Edwards, of course, wasn’t the only fortunate options-buyer to ring up profits from the chaos. Another story of a VIX-related windfall last week came out of Denver, where traders at a hedge fund turned a $200,000 bet into a $17.5-million payday.
“People were laughing at us, saying this could never happen, this should never happen,” Justin Borus, the 41-year-old founder and manager at Ibex Investors, told Bloomberg last week. “We saw people pricing this as a 1-in-5,000 event, but it was more like a one-in-five-year event.”
Also read: The trade that made $400M on the volatility spike.
As for Edwards, his epic trade was more than just a lottery ticket.

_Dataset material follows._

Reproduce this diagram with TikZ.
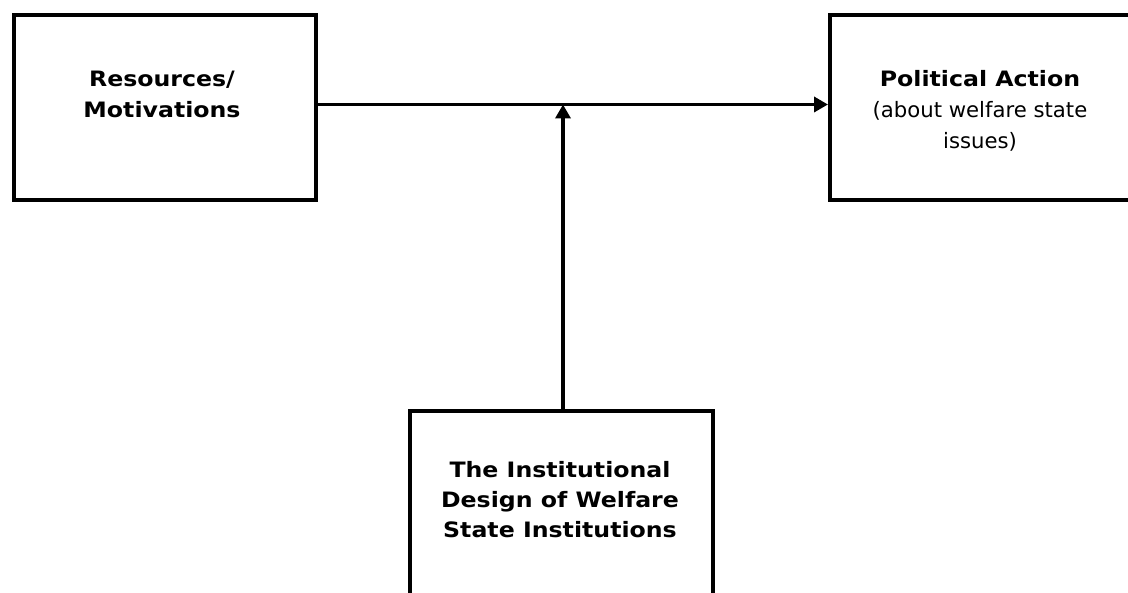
\documentclass[tikz,border=0pt]{standalone}
\usepackage{fontspec}
\setmainfont{DejaVu Sans}[BoldFeatures={FakeStretch=1.115}]
\usetikzlibrary{arrows.meta}
\tikzset{
  box/.style={draw=black, line width=3.6pt, rectangle, inner sep=0pt},
  lbl/.style={align=center, inner sep=0pt, font=\fontsize{21.2}{31}\selectfont, anchor=base},
  conn/.style={line width=3.6pt, -{Triangle[length=14pt,width=15pt]}}
}
\begin{document}
\begin{tikzpicture}[x=1pt,y=-1pt]
\clip (0,0) rectangle (1128,593);
\fill[white] (0,0) rectangle (1128,593);
\node[box, minimum width=302pt, minimum height=185pt, anchor=north west] (res) at (12,13) {};
\node[box, minimum width=305pt, minimum height=185pt, anchor=north west] (pol) at (828,13) {};
\node[box, minimum width=303pt, minimum height=300pt, anchor=north west] (inst) at (408,409) {};
\node[lbl, font=\fontsize{21.2}{31}\selectfont\bfseries] (resl) at (162,118) {Resources/\\Motivations};
\node[lbl] (poll) at (980,149) {\textbf{Political Action}\\(about welfare state\\issues)};
\node[lbl, font=\fontsize{21.2}{30}\selectfont\bfseries] (instl) at (560,537) {The Institutional\\Design of Welfare\\State Institutions};
\coordinate (mid) at (563,104.5);
\draw[conn] (res.east |- mid) -- (pol.west |- mid);
\draw[conn] (inst.north -| mid) -- (mid);
\end{tikzpicture}
\end{document}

Like so many others players in the volatility space, he had capitalized on the stock market’s historic calm over the past year, with his Houndstooth Capital Management clients enjoying an impressive 104% return in 2017. While that kind of performance is fantastic for any fund, it would have been much better for Houndstooth if it wasn’t for the cost of keeping those protections in place.
“We never would have put that XIV trade on without protection,” he said, even if it meant missing out on some of the upside other volatility traders did. But nobody’s complaining about that now.
What’s next? Edwards is currently in wait-and-see mode.
“How the dust settles is unclear,” he said. “Either the short volatility crowd could get significantly thinned out or we could see people double down.”
In the meantime, Edwards has shifted his clients into cash until he figures out his next move. “No shame in being cautious in this ambiguous market,” he said.